Resposta de referência
There are two popular approaches on Azure:
- Using Azure DevOps Services (Azure Pipelines): Azure DevOps is Microsoft's integrated platform that includes Repos (Git), Pipelines (CI/CD), Boards, Artifacts, etc. An answer here could outline using Azure Pipelines:
- Push code to Azure Repos (or GitHub, which Azure Pipelines can also integrate with).
- Build pipeline: Use Azure Pipelines (YAML or classic) to build the application and run tests. Mention that Azure Pipelines has a hosted pool of build agents, and supports just about any language or platform. After building, produce an artifact or Docker image.
- Release pipeline: Azure Pipelines can then deploy.
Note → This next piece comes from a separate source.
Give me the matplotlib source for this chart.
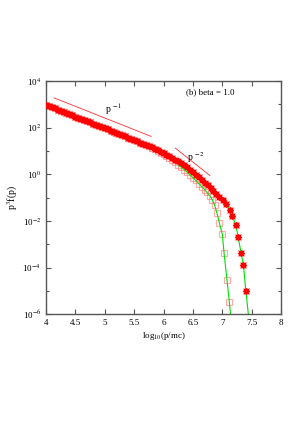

For example, if deploying to an Azure Web App or Azure Function, there are tasks to do that (or use ARM templates to deploy infra, then deploy app). If using containers, maybe push to Azure Container Registry and then deploy to Azure Kubernetes Service (AKS).
- Note that Azure Pipelines supports multi-stage YAML pipelines now, so CI and CD can be in one pipeline as code.
- Azure DevOps also supports approvals, gates, etc., for control.
- Using GitHub Actions: Microsoft now often pushes GitHub Actions for CI/CD (especially if code is on GitHub). It's good to mention that if appropriate. GitHub Actions can build and deploy to Azure resources using official Azure action plugins (e.g., Azure Web Apps deploy, Azure CLI actions, etc.).
- Other Azure services: Azure has some platform-specific deployment options too, like Azure App Service can do deployment slots and has a deployment center that integrates with GitHub/Azure DevOps. But the above two cover most cases.
So an answer might be: "On Azure, I've used Azure DevOps Pipelines to set up CI/CD. For instance, we had a .NET Core web app – our Azure Pipelines YAML was triggered on any push to main. It would restore NuGet packages, build the solution, run tests, and package the app. The pipeline then had a deploy stage that used an Azure Resource Manager (ARM) template to ensure the Azure infrastructure (an App Service and SQL Database) was in place, and then a task to deploy the new package to the Azure App Service. We utilized Azure DevOps's built-in tasks for this, which made it straightforward. Also, we leveraged Azure DevOps Artifacts to store build artifacts and Azure Key Vault integration to fetch secrets during the pipeline (like connection strings). Alternatively, I've set up CI/CD with GitHub Actions for an Azure project – GitHub Actions would build our Node.js app and use the Azure Web App Deploy action to push it to an Azure Web App. Both approaches achieved automated, reliable deployments on Azure."